To say that we offered migrants larger flats if they voted Labour is just laughable. In the 4 years since the election not one single Labour voter has asked us where their promised new larger flat is!

What Durruti02 dosent tell you above is that their campaign was holed when one of their candidates openly advocated a vote for the Tories in the Hackney Mayoral election. This from a group that advocated independent working class action. By the way whatever happened to Arthur?

As for the hundreds of members of left wing groups who live and work in Shoreditch or in the surrounding area I think they are mainly a figment of Durruti02s imagination. Certainly in Haggerston I can only think of one such person who lives in the ward- a member of the Commune group and one other person who works in the ward. Who also happens to be in the Commune group.

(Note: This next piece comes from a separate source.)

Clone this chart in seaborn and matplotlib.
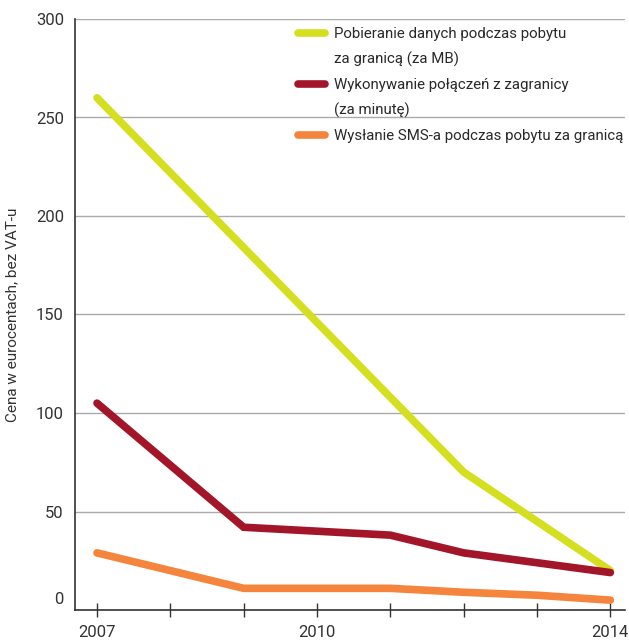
import matplotlib
matplotlib.use("Agg")
import matplotlib.pyplot as plt
import matplotlib.transforms as mtransforms
import seaborn as sns
import pandas as pd
from matplotlib.lines import Line2D

# ---- data ----
data_years = [2007, 2012, 2013, 2014]
data_values = [260, 70, 45, 20]
call_years = [2007, 2009, 2011, 2012, 2013, 2014]
call_values = [105, 42, 38, 29, 24, 19]
sms_years = [2007, 2009, 2011, 2012, 2013, 2014]
sms_values = [29, 11, 11, 9, 7.5, 5]

series_names = [
    "Pobieranie danych podczas pobytu\nza granicą (za MB)",
    "Wykonywanie połączeń z zagranicy\n(za minutę)",
    "Wysłanie SMS-a podczas pobytu za granicą",
]
legend_lines = [
    "Pobieranie danych podczas pobytu",
    "za granicą (za MB)",
    "Wykonywanie połączeń z zagranicy",
    "(za minutę)",
    "Wysłanie SMS-a podczas pobytu za granicą",
]
colors = ["#D4DF1F", "#A3162A", "#F5843C"]
y_ticks = [0, 50, 100, 150, 200, 250, 300]
x_ticks = [2007, 2008, 2009, 2010, 2011, 2012, 2013, 2014]
x_ticklabels = ["2007", "", "", "2010", "", "", "", "2014"]
y_label = "Cena w eurocentach, bez VAT-u"

df = pd.concat([
    pd.DataFrame({"year": data_years, "value": data_values, "series": series_names[0]}),
    pd.DataFrame({"year": call_years, "value": call_values, "series": series_names[1]}),
    pd.DataFrame({"year": sms_years, "value": sms_values, "series": series_names[2]}),
])

sns.set_style("white")
plt.rcParams["font.family"] = ["Roboto", "DejaVu Sans"]

fig = plt.figure(figsize=(6.29, 6.41), dpi=100)
ax = fig.add_axes([75 / 629, 31 / 641, 550 / 629, 591 / 641])

sns.lineplot(data=df, x="year", y="value", hue="series",
             palette=dict(zip(series_names, colors)), hue_order=series_names,
             linewidth=5.5, ax=ax, legend=False)
for ln in ax.lines:
    ln.set_solid_capstyle("round")
    ln.set_solid_joinstyle("miter")

ax.set_xlim(2006.7, 2014.2)
ax.set_ylim(0, 300)
ax.set_yticks(y_ticks)
ax.set_yticklabels([str(v) for v in y_ticks])
ax.set_xticks(x_ticks)
ax.set_xticklabels(x_ticklabels)
ax.yaxis.grid(True, color="#AAAAAA", linewidth=1.0)
ax.set_axisbelow(True)
for s in ["top", "right"]:
    ax.spines[s].set_visible(False)
for s in ["left", "bottom"]:
    ax.spines[s].set_color("#333333")
    ax.spines[s].set_linewidth(1.2)
ax.tick_params(axis="y", length=0, pad=8, labelsize=12, labelcolor="#333333")
ax.tick_params(axis="x", direction="inout", length=10, width=1.0, color="#333333",
               pad=6, labelsize=12, labelcolor="#333333", bottom=True)
ax.set_xlabel("")
ax.set_ylabel(y_label, fontsize=11, color="#333333", labelpad=12)

# raise the "0" label slightly, as in the reference
zero_lab = ax.yaxis.get_major_ticks()[0].label1
zero_lab.set_transform(zero_lab.get_transform() +
                       mtransforms.ScaledTranslation(0, 12 / 100, fig.dpi_scale_trans))

handles = []
for i, lab in enumerate(legend_lines):
    if i == 0:
        handles.append(Line2D([], [], color=colors[0], lw=5.5, solid_capstyle="round"))
    elif i == 2:
        handles.append(Line2D([], [], color=colors[1], lw=5.5, solid_capstyle="round"))
    elif i == 4:
        handles.append(Line2D([], [], color=colors[2], lw=5.5, solid_capstyle="round"))
    else:
        handles.append(Line2D([], [], color="none", lw=0))
leg = fig.legend(handles, legend_lines, loc="upper left",
                 bbox_to_anchor=(298 / 629, 1 - 27 / 641), frameon=False,
                 fontsize=10.8, handlelength=1.8, handletextpad=0.6,
                 labelspacing=0.72, borderpad=0, borderaxespad=0)
for t in leg.get_texts():
    t.set_color("#2A2A2A")

fig.savefig("out.png", dpi=100)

As for the effectiveness of the work done by the Haggerston councillors in the last 4 years the mainly working class voters in Haggerston will judge us on Thursday. I will let you know what happens.
 
Not the main reason to do it, but if local community campaigns and pro-working class groups make links with workers through the local union branches, even this kind of thing can be overcome by i) making links with workers such as the concierge staff and ii) being provided with override fobs that can get you in all the blocks.

That was one of the massive problems with the IWCA, it made no serious attempts with the unions.

To try to achieve what?
 
As for the effectiveness of the work done by the Haggerston councillors in the last 4 years the mainly working class voters in Haggerston will judge us on Thursday. I will let you know what happens.

Haggerston (Hackney) election result:

Labour 2380, 2237 (me), 2198

Lib Dem 1272, 1121, 808

Con 785, 764, 756

Green 706

Majority 926 (2006 majority 319)
 
bingo but not the whole story .. these can take an enormous amount of work BUT you can drop out of you want. what IWCA suggested was a real community politics where people do real politics on their doorstep so you never ever really drop out

So why don't you annekissed sorts do this then?